**Task to complete**
Copy the material below verbatim from the line with "Write the Apache ECharts code for this chart." to the line with "const labelAt = [71, 19.7];", both lines included, omitting pictures and every line outside that range.

**Exercise inputs**
▼
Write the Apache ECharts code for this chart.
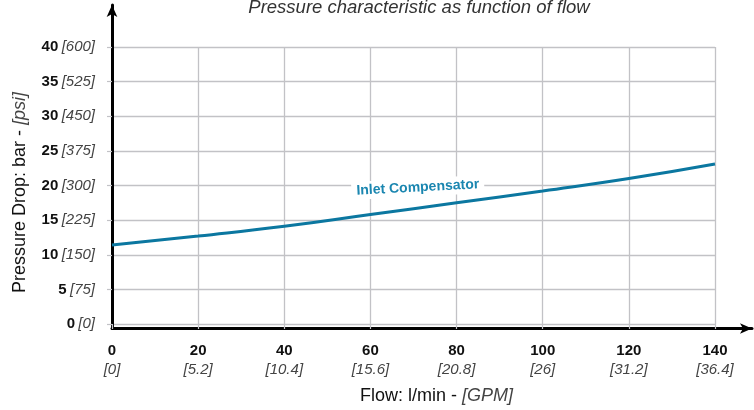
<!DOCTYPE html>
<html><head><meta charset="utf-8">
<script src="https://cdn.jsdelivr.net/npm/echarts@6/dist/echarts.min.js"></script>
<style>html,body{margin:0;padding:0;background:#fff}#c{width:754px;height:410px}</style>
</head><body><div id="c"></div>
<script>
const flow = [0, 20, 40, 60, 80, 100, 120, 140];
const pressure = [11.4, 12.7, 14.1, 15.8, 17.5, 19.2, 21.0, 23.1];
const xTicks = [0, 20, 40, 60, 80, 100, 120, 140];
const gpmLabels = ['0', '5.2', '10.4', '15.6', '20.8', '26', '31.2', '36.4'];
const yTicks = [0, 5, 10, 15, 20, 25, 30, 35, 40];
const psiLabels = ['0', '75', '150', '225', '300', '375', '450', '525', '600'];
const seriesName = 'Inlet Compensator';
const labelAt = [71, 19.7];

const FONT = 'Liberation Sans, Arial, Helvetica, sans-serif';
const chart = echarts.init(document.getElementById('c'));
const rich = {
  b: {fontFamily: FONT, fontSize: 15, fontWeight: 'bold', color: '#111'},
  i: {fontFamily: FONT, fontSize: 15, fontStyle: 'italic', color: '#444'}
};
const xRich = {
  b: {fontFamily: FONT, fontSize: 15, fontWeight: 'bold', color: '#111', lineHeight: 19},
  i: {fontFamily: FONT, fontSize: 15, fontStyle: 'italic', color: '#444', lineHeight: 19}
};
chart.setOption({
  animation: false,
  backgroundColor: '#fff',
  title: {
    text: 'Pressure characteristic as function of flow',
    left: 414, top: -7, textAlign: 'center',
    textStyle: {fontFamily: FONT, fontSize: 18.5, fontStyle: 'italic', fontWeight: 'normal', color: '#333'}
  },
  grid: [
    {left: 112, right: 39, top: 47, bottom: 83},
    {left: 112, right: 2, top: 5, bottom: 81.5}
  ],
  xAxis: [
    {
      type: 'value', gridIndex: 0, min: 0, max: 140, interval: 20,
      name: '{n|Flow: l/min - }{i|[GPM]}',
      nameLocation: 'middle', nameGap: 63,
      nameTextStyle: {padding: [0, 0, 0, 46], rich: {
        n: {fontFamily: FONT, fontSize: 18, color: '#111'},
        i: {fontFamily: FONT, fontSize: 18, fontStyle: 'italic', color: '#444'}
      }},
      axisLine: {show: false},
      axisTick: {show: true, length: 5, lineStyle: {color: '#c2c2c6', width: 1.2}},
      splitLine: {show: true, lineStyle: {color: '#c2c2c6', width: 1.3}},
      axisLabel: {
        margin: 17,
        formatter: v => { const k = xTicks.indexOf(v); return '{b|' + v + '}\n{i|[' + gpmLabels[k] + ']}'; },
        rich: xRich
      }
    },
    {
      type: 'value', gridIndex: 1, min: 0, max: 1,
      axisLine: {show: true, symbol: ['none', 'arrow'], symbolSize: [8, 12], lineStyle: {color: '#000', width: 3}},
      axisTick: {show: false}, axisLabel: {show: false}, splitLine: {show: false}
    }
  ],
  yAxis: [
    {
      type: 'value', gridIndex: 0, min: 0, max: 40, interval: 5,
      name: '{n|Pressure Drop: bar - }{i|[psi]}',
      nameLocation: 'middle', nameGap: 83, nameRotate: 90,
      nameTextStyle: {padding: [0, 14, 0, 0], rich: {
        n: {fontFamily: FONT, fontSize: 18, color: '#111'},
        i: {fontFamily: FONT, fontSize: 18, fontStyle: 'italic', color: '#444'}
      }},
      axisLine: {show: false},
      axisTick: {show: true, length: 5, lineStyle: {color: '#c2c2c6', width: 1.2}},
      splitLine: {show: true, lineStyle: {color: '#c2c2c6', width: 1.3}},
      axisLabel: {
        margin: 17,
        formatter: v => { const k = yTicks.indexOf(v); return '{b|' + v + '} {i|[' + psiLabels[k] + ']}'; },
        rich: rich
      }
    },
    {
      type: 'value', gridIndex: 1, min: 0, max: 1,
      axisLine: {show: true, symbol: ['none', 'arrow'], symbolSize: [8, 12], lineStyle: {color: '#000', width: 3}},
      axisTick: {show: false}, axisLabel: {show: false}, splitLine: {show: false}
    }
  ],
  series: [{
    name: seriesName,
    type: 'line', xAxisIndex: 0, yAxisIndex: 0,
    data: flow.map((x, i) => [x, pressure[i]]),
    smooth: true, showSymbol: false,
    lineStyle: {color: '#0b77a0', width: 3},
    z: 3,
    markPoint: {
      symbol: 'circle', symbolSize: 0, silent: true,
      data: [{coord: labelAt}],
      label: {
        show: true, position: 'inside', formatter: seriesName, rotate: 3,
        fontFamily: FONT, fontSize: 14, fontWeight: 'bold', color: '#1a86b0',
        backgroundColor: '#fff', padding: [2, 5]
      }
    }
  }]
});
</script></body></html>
▲
▼
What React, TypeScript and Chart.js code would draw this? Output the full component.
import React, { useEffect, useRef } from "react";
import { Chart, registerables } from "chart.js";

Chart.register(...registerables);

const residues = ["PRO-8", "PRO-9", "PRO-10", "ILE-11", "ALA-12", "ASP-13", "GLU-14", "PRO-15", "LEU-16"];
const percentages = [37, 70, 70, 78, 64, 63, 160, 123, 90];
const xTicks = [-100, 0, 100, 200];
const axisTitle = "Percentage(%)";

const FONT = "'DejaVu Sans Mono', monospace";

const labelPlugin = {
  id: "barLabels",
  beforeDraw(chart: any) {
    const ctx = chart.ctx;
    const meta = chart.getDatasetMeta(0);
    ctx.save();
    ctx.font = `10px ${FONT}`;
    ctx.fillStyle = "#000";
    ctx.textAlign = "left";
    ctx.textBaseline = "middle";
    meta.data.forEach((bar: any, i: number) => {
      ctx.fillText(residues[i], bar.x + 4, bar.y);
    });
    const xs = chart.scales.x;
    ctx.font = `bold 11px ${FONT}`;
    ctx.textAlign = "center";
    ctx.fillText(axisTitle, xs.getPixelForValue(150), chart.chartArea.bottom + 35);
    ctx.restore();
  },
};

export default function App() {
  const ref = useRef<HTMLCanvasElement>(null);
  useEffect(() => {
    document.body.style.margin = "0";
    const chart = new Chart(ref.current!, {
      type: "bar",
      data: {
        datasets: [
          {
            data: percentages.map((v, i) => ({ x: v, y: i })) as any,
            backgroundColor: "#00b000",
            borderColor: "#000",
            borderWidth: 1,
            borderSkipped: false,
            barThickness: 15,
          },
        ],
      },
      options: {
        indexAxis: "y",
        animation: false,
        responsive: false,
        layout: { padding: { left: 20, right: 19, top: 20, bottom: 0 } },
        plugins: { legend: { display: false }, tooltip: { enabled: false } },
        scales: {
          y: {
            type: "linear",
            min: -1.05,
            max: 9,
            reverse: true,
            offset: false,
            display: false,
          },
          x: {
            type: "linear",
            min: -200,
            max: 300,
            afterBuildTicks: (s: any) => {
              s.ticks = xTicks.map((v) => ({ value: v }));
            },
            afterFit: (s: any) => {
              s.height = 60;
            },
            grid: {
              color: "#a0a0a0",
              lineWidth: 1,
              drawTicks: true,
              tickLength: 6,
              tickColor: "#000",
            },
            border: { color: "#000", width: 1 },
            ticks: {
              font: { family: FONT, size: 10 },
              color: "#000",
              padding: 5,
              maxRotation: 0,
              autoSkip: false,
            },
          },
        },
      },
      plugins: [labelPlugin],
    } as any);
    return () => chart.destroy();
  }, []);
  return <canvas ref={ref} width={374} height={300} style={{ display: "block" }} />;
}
▲
▼
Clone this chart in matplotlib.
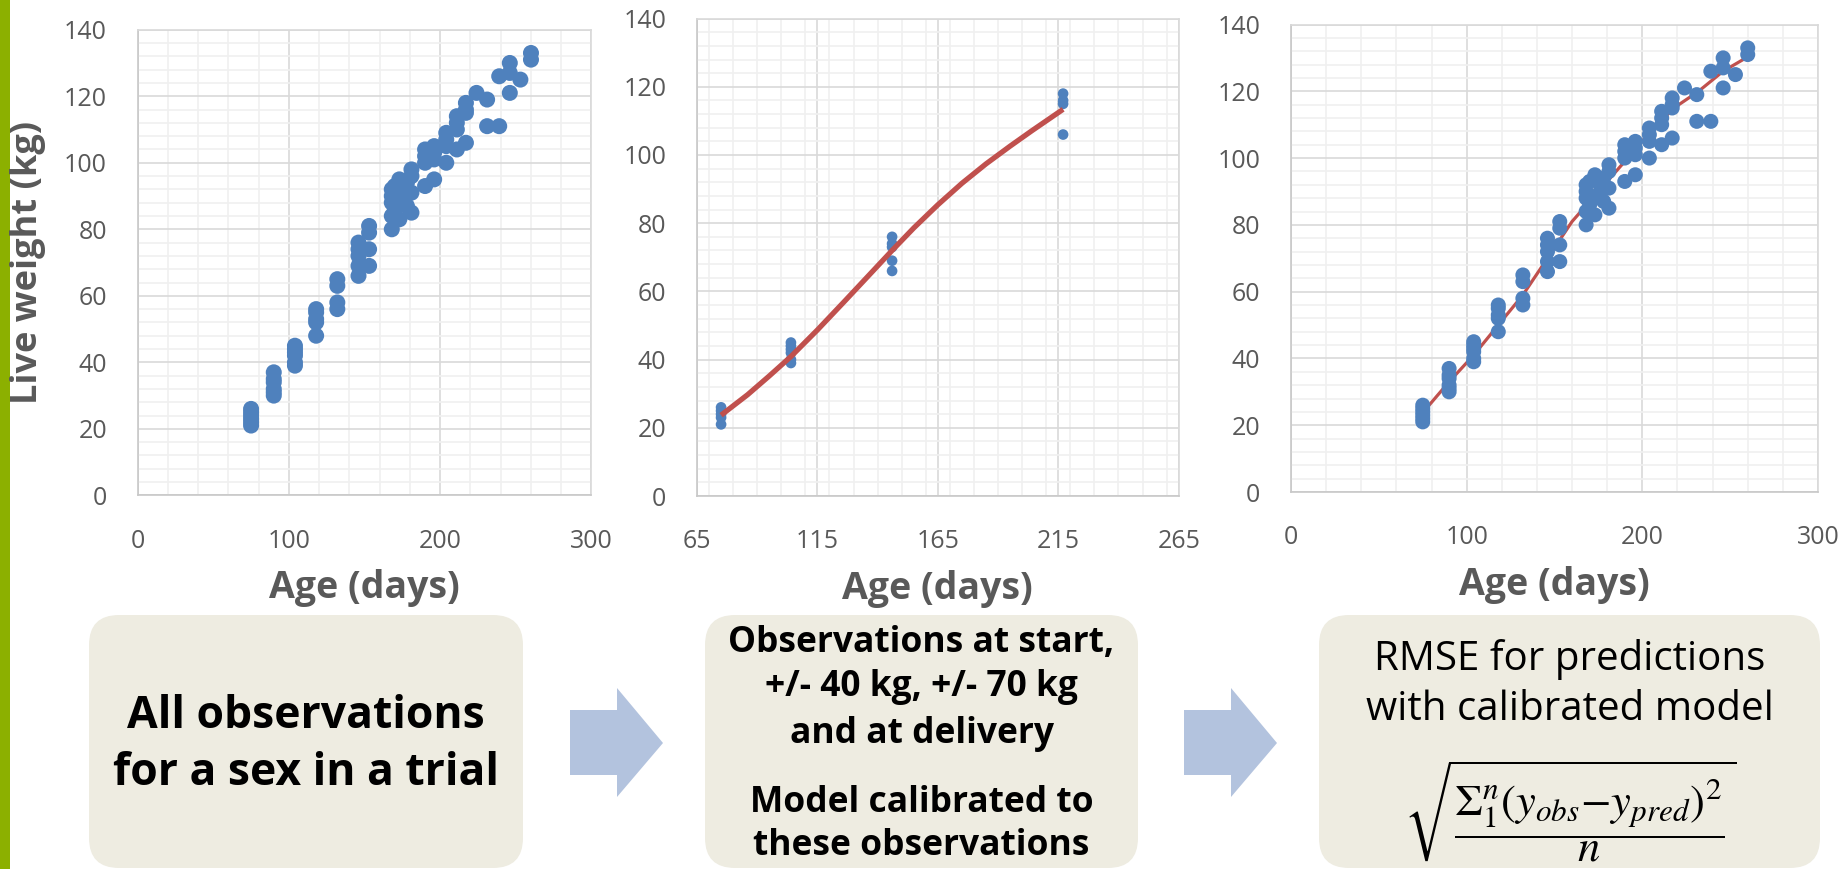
▲
**Completed exercise**
Write the Apache ECharts code for this chart.
<!DOCTYPE html>
<html><head><meta charset="utf-8">
<script src="https://cdn.jsdelivr.net/npm/echarts@6/dist/echarts.min.js"></script>
<style>html,body{margin:0;padding:0;background:#fff}#c{width:754px;height:410px}</style>
</head><body><div id="c"></div>
<script>
const flow = [0, 20, 40, 60, 80, 100, 120, 140];
const pressure = [11.4, 12.7, 14.1, 15.8, 17.5, 19.2, 21.0, 23.1];
const xTicks = [0, 20, 40, 60, 80, 100, 120, 140];
const gpmLabels = ['0', '5.2', '10.4', '15.6', '20.8', '26', '31.2', '36.4'];
const yTicks = [0, 5, 10, 15, 20, 25, 30, 35, 40];
const psiLabels = ['0', '75', '150', '225', '300', '375', '450', '525', '600'];
const seriesName = 'Inlet Compensator';
const labelAt = [71, 19.7];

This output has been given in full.